_STATED PROBLEM_. Below is a listing. Return the lines from the one that contains "Clone this chart" to the one that contains "import * as d3 from 'd3';", both ends included, verbatim and with no pictures.

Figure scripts
▽

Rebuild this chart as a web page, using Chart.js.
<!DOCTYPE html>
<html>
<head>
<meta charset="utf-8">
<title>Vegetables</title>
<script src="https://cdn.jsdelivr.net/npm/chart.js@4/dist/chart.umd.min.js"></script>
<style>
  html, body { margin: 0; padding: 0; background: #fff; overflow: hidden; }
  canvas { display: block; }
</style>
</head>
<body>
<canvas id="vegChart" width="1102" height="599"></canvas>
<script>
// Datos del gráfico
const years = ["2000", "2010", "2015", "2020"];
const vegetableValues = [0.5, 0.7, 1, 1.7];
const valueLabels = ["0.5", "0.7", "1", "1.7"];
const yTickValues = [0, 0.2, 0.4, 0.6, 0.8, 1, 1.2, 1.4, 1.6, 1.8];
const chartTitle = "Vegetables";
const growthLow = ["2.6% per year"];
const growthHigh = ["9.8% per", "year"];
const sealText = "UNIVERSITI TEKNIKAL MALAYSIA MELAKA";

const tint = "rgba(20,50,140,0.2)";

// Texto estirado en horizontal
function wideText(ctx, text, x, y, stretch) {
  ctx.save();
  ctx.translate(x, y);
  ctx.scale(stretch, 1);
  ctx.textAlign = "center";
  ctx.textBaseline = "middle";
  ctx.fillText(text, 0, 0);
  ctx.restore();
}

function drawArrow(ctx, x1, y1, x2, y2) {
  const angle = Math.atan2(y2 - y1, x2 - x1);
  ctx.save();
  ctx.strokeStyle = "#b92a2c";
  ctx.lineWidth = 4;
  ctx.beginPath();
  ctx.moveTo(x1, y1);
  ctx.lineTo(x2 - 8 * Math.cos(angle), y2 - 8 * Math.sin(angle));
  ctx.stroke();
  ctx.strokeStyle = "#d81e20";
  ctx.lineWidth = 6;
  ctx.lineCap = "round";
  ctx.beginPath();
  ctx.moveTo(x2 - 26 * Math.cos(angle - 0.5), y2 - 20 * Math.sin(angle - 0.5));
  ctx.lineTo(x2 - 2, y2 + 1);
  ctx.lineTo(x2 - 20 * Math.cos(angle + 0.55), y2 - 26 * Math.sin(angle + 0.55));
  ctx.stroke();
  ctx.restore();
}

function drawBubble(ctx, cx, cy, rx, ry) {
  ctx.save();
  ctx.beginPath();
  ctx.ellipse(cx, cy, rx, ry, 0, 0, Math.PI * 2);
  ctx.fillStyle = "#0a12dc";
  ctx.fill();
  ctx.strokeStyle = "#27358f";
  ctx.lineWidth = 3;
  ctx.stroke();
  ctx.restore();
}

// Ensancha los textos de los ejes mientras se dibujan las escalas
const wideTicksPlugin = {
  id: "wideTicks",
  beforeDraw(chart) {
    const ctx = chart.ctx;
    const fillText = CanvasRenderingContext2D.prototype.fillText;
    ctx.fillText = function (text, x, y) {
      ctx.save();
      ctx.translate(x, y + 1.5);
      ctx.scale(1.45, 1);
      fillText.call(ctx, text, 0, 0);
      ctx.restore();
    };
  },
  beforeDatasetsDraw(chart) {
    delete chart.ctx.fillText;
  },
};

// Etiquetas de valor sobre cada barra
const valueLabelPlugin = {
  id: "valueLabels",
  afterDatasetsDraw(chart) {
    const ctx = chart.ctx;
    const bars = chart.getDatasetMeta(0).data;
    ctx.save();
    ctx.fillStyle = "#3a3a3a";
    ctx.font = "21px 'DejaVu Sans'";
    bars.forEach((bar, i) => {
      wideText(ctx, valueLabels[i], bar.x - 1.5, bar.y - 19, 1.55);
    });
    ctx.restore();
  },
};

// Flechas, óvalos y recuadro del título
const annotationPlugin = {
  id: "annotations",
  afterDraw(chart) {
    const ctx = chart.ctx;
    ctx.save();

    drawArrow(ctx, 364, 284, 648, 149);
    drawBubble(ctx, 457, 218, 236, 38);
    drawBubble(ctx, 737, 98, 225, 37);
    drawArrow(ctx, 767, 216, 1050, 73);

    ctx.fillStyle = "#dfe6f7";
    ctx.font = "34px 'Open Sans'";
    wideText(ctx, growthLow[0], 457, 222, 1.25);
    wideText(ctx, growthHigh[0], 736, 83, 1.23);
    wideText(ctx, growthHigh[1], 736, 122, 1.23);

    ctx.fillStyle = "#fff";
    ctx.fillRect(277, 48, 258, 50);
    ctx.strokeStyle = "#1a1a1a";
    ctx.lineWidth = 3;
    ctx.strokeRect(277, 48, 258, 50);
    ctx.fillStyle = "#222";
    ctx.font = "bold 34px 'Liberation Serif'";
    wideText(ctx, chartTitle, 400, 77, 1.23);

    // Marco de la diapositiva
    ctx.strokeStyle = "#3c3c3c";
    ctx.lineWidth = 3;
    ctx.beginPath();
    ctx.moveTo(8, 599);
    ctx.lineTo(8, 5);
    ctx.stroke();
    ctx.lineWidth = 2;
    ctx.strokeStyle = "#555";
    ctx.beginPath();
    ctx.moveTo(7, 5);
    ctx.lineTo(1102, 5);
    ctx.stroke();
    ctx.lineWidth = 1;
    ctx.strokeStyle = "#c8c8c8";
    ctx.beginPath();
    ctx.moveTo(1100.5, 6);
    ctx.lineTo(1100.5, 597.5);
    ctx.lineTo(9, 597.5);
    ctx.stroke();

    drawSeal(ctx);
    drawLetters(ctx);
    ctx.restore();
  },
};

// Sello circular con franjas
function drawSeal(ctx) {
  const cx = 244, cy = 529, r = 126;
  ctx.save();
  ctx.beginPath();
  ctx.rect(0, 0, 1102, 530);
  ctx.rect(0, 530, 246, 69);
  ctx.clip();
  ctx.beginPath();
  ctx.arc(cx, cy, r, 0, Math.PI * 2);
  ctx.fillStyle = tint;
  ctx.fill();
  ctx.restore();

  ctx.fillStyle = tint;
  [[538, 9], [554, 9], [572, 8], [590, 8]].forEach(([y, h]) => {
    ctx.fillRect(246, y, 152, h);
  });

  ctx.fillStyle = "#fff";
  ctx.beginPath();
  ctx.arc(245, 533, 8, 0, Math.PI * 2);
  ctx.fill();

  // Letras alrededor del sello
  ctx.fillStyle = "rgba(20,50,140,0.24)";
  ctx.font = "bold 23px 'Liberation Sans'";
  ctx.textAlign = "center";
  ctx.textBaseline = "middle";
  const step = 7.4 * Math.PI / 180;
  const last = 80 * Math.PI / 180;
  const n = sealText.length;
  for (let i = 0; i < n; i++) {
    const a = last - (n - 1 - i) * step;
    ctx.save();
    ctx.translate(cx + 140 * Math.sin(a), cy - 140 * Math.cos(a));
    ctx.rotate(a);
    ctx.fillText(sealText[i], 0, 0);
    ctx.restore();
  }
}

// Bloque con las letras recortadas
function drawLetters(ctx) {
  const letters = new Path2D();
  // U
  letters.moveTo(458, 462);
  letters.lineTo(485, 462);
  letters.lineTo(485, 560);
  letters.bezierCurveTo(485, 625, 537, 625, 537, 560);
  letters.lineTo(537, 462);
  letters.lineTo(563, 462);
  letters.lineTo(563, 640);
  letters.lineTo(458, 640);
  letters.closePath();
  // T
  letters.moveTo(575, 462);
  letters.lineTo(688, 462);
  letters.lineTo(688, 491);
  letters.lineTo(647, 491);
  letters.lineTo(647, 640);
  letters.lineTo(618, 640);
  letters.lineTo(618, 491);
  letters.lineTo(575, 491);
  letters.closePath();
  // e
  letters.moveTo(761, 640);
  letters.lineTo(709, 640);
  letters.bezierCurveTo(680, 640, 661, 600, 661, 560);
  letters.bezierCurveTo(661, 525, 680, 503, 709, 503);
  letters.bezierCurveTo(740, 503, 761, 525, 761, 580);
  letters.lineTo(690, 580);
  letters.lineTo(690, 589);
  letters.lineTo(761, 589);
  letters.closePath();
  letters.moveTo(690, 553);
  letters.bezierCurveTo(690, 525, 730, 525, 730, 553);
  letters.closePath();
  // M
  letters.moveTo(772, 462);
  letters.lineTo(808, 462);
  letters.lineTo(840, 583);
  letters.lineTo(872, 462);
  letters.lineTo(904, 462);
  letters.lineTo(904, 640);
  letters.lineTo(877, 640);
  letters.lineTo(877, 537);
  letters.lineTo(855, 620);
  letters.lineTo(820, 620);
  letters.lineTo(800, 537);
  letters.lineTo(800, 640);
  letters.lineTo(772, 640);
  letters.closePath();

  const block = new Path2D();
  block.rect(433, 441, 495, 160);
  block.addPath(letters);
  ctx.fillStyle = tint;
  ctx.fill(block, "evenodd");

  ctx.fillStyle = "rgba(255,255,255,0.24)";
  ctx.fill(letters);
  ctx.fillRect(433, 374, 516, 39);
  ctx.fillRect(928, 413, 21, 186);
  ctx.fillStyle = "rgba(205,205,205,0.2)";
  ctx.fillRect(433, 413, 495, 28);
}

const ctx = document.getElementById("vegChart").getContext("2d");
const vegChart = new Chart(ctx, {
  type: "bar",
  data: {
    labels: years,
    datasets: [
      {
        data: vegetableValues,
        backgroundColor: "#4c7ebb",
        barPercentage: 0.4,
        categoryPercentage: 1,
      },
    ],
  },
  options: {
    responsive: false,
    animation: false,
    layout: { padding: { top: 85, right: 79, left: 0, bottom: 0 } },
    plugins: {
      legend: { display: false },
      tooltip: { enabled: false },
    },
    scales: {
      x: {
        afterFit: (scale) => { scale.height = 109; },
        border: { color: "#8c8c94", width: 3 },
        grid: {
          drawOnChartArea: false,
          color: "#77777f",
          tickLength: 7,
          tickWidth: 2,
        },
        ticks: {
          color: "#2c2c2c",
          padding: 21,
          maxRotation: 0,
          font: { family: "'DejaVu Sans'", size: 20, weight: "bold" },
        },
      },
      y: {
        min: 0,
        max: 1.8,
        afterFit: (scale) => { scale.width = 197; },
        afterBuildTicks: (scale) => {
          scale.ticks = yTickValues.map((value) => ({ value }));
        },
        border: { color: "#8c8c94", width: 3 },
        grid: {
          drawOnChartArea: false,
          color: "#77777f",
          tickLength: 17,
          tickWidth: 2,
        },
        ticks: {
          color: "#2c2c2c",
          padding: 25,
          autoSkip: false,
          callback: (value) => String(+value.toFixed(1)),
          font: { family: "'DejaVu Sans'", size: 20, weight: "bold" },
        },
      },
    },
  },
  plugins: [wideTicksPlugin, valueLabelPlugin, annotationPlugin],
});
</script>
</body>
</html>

△
▽

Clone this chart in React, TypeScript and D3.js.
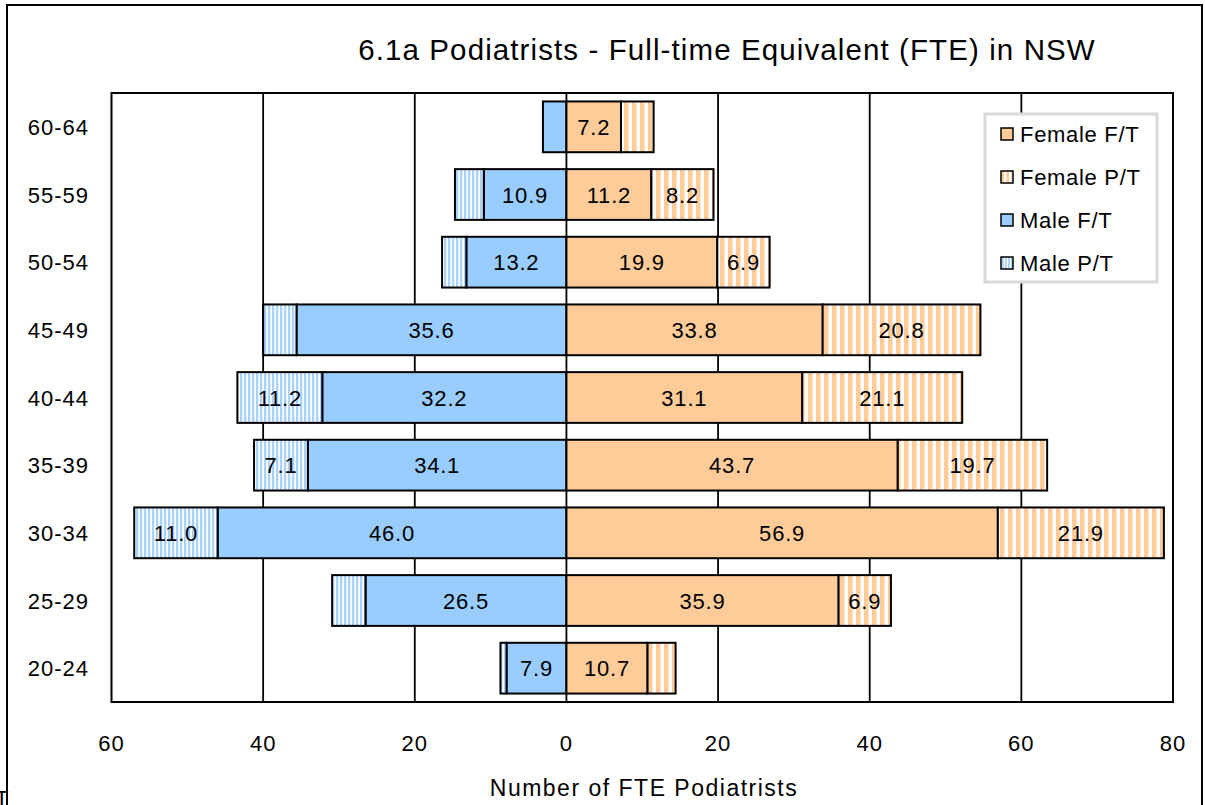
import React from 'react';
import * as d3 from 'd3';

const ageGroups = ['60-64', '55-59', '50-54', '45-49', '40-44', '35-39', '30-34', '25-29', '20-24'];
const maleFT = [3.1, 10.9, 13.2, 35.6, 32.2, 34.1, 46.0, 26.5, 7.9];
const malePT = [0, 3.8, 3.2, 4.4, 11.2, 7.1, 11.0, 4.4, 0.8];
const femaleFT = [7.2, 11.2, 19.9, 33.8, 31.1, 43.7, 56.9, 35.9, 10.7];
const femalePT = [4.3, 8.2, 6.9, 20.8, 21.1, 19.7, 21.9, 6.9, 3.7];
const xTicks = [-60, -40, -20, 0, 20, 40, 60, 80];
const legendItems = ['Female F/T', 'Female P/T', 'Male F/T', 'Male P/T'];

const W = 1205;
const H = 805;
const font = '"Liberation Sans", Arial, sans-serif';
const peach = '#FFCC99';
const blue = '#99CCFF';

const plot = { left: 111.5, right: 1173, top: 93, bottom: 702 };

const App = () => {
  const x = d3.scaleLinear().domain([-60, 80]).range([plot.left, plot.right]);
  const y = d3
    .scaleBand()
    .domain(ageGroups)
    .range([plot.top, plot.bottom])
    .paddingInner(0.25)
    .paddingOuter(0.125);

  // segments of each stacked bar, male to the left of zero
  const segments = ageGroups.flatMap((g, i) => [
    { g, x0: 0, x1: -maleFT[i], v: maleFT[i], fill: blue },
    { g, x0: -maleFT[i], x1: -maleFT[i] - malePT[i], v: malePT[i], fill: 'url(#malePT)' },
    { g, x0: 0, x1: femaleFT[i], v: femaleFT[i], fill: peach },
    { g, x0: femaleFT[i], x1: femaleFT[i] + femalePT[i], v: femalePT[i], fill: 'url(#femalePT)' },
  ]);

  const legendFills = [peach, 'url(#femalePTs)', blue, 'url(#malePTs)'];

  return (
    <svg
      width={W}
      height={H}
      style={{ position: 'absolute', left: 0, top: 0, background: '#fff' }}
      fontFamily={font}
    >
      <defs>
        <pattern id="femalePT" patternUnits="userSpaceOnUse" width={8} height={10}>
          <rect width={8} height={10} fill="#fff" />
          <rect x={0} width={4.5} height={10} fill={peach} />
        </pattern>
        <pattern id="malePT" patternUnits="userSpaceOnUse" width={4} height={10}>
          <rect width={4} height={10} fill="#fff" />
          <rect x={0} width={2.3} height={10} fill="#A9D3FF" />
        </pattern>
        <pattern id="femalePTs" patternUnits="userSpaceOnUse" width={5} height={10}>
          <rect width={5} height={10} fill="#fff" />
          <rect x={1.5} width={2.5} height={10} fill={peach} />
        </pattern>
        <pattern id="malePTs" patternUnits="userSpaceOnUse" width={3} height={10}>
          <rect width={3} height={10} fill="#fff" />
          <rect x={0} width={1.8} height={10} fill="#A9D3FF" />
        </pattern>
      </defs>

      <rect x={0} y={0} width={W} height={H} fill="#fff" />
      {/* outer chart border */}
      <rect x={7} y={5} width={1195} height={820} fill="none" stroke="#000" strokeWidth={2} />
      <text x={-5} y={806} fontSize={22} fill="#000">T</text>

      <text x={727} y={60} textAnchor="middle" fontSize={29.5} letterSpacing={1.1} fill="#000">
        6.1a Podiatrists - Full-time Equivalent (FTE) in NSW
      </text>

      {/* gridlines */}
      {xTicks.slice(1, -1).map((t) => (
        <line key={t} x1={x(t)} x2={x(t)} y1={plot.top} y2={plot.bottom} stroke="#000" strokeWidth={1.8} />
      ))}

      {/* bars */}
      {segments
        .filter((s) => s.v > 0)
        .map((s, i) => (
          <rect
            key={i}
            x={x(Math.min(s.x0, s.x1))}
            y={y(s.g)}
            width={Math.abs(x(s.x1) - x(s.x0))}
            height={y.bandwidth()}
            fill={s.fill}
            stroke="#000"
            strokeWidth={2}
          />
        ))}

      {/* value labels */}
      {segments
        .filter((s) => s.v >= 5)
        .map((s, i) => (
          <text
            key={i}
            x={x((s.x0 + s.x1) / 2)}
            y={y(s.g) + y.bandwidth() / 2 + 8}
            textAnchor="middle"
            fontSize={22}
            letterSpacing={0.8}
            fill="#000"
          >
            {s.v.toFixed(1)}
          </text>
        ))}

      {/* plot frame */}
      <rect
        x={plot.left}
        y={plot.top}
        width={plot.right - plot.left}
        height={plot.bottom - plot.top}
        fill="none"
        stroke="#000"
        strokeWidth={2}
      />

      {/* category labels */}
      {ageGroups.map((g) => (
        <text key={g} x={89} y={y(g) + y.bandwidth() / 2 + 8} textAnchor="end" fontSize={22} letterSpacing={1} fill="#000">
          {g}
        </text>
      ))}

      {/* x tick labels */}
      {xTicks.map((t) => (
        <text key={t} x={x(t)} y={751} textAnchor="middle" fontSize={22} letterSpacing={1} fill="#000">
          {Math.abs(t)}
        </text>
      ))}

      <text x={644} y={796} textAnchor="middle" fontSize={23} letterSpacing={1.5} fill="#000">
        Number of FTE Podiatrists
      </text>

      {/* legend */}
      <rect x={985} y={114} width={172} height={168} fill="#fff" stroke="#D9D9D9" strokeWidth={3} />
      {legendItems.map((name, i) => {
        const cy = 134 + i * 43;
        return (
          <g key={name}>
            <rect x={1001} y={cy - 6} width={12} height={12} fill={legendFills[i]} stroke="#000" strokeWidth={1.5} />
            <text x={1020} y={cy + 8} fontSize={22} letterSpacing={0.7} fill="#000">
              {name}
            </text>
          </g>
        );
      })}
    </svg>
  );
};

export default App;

△

_RESPONSE FOR THIS EXERCISE_.
Clone this chart in React, TypeScript and D3.js.
import React from 'react';
import * as d3 from 'd3';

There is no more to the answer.